# Sons of the Hydra by Rob Sanders - out early!



## Brother Lucian (Apr 22, 2011)

https://www.blacklibrary.com/all-products/sons-of-the-hydra-ebook.html
*Sons of the Hydra*

*An Alpha Legion ePremiere!*
Alpha legionnaire Occam the Untrue leads his warband out of its hunting grounds in the Maelstrom on an epic quest for salvation, not just for himself, but for his whole Legion.


*READ IT BECAUSE*
It's a novel about the sneakiest and most oblique of traitors, written by Rob Sanders, master of the twisty-turny tale. It's sure to make your head spin…


*THE STORY*
In the hostile universe of the 41st millennium, where allegiances are ever fickle, few of the Emperor’s sons are more difficult to understand or predict than the Alpha Legion. Branded traitor since the Heresy, their motives and actions have always been shrouded in mystery.

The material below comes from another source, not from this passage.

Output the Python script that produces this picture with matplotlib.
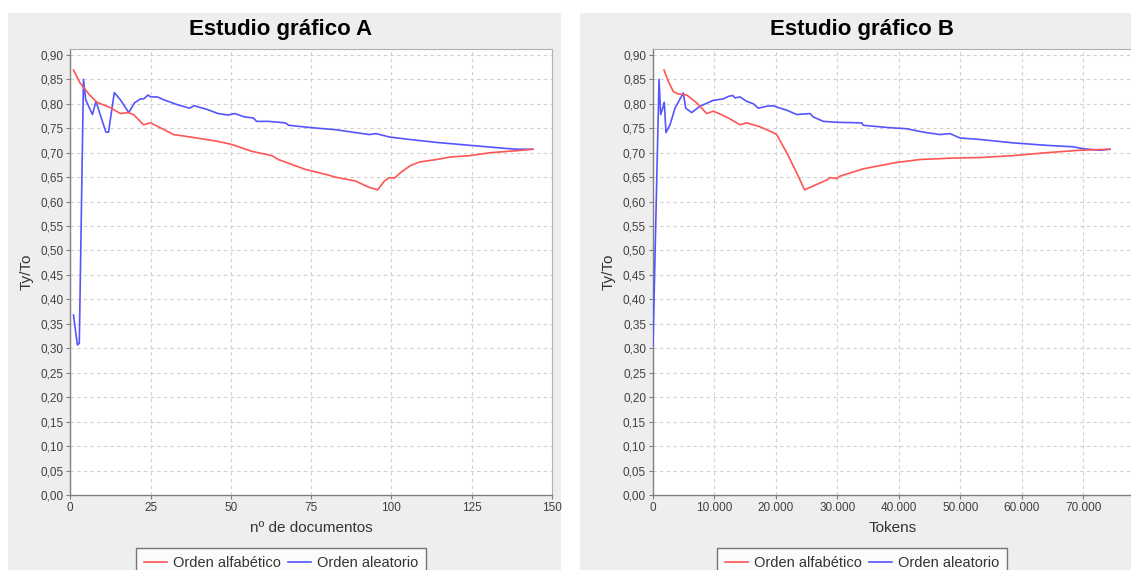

Alpha Legionnaire Occam the Untrue leads his warband out of its hunting grounds in the Maelstrom on an epic quest for salvation, not just for himself, but for his whole Legion. With the forces of the Inquisition snapping at their heels, Occam and his followers must use all their guile and considerable martial prowess as they make their way to the cold heart of the galaxy, to a confrontation that no one, least of all Occam himself, could have foreseen. 

Written by Rob Sanders 

*The hardback will be available to order from the 20th January* 




--------------------------------------------------------------------


Been eagerly waiting for this one, grabbed it asap when I saw it.


----------



## Brother Lucian (Apr 22, 2011)

Finished it. Definitely takes some unexpected turns and twists. Definitely did not see -that- comming! A worthy Alpha Legion novel.

And not one 'I am Alpharius'.


----------



## Doelago (Nov 29, 2009)

I felt the first half of the book started off very strong and there were plenty of interesting stuff going on, but after that it fell apart for me. Especially the way they escaped from that one encounter bothered me so bad and the ending felt super rushed. Definitely worth reading, but I myself do not regard it as being anything above average. But I am interested to see what they intend to do with the ending.


----------



## Khorne's Fist (Jul 18, 2008)

I finished it last week, and it was a struggle to get through. As @Doelago said, there's a particular encounter with the Inquisition that that was just plain dumb, and the final set piece just didn't sit right, with the tricksy AL being out-tricked by someone trickier. 



The fact that not one member of the featured AL war band, The Redacted, is actually an original AL marine, was a rather stupid plot device, IMO.


----------